CIS officials said that they could not give detailed reasons as to who applied for asylum because it could pose a danger to the applicant.

"The reason we don't break things down into specific details is because we are concerned about the safety of all parties involved in the asylum process — both the applicant here in the U.S. and the families in their home country," said Chris Bentley, CIS spokesman.

Besides Mr. Perritt's response, calls to Homeland Security, Defense and the State Department did not produce definitive answers to the tracking of the trainees. Homeland Security said the Defense and State departments "would be more appropriate respondents for information regarding the tracking of entries under this program."

Defense officials said the Iraqis' backgrounds are checked by the State Department before they are accepted into the program. State Department officials had no comment.

The training of Iraqi military personnel is determined by Central Command and under the Security Assistance Program with the Department of Defense, Mr. Perritt said.

In 2005, CIS said 232 Iraqi nationals applied for asylum in the U.S., while 310 applied in 2006. In 2005, the agency completed 229 Iraqi asylum cases and approved 120, while the rest were "denied, referred to the Department of Justice Executive Office for Immigration Review, or administratively closed."

In 2005, the Office of Immigration Statistics said 607 Iraqi diplomats and other government workers received class A visas, or similar, to come to the U.S. — the same visas issued to Iraqi military officials.
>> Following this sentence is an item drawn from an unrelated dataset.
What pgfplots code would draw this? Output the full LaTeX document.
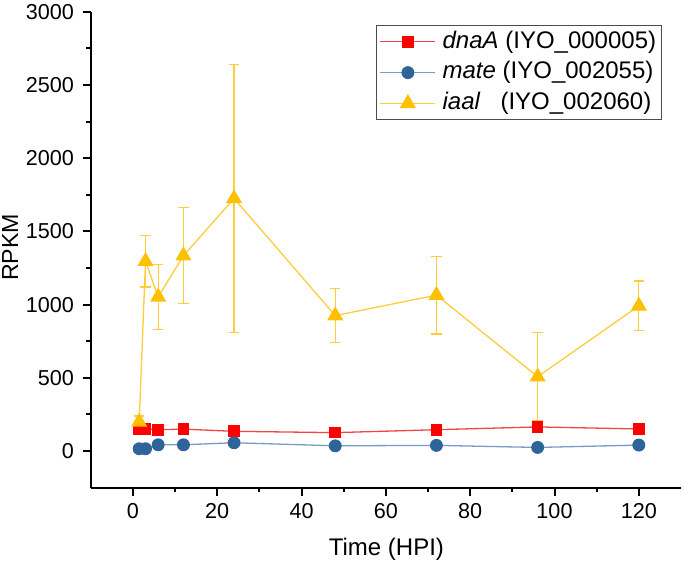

In 2006, 585 diplomatic visas were issued.

In March, The Times revealed that an Iraqi air force colonel disappeared from an Air Force base in Alabama with his family and was being sought by federal and military agents. The colonel was studying at the Air Command and Staff College at Maxwell Air Force Base as part of the Defense program to rebuild the Iraqi air force.

The Air Force, FBI and U.S. Customs and Immigration Enforcement (ICE) agents started in March to search throughout the Southeast for the colonel and his family. He was thought to be hiding in the U.S. or Mexico.